The critical mindset shift here is to see happiness as a practical, manageable affair that you can take control over. You can work on it one day at a time. Gradually identify and then transform these behaviors, thought patterns, and emotional responses that don’t serve your well-being.
In the second part of The Happy Mind, Horsley and Fourie provide you with a bucket of practical ideas on how to do just that. I will share with you the one that stuck with me the most.
Lesson 3: Transform your own behavior, and the behavior of others will follow.
People mirror us. As much you think that what someone else does annoys you, their actions should rather be seen as part of your interaction together.
Whatever you do or say impacts how others respond and vice versa.

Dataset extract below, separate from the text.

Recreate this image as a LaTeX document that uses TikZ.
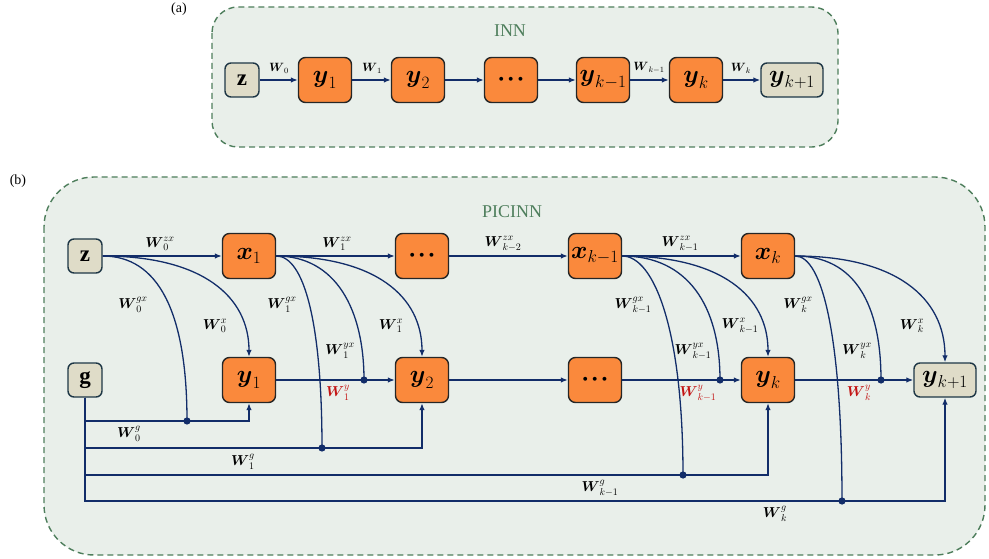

This simple and unquestionable observation is what Horsley and Fourie draw on when giving this tip:
Rather than trying to make people change their conduct, focus on improving your own.
Once you realize the basic rules underlying human interactions, the above prompt becomes the only reasonable strategy to influence your environment. For example, consider that the best way to get people to listen to you may be to speak less. Similarly, by offering your uninterrupted and non-judgemental attention, you may encourage another to share their views more honestly.
It is impossible to control someone else’s behavior. You can only create the conditions for them to act in a certain way by adjusting your own manner of being.
The Happy Mind Review
The Happy Mind is what I can truly call a “no-bullshit” guide to happiness. It doesn’t claim to reveal any “magic trick” to happiness by making it clear that there is no such thing. Instead, the book offers actionable advice on how to get into practicing happiness in all areas of life.
Who would I recommend The Happy Mind summary to?
The 40-year-old chronically ill person who wants to find a way to enjoy life regardless of what it throws at them, the 55-year old parent who is experiencing the “empty nest” syndrome, and anyone who senses that their potential for happiness is greater.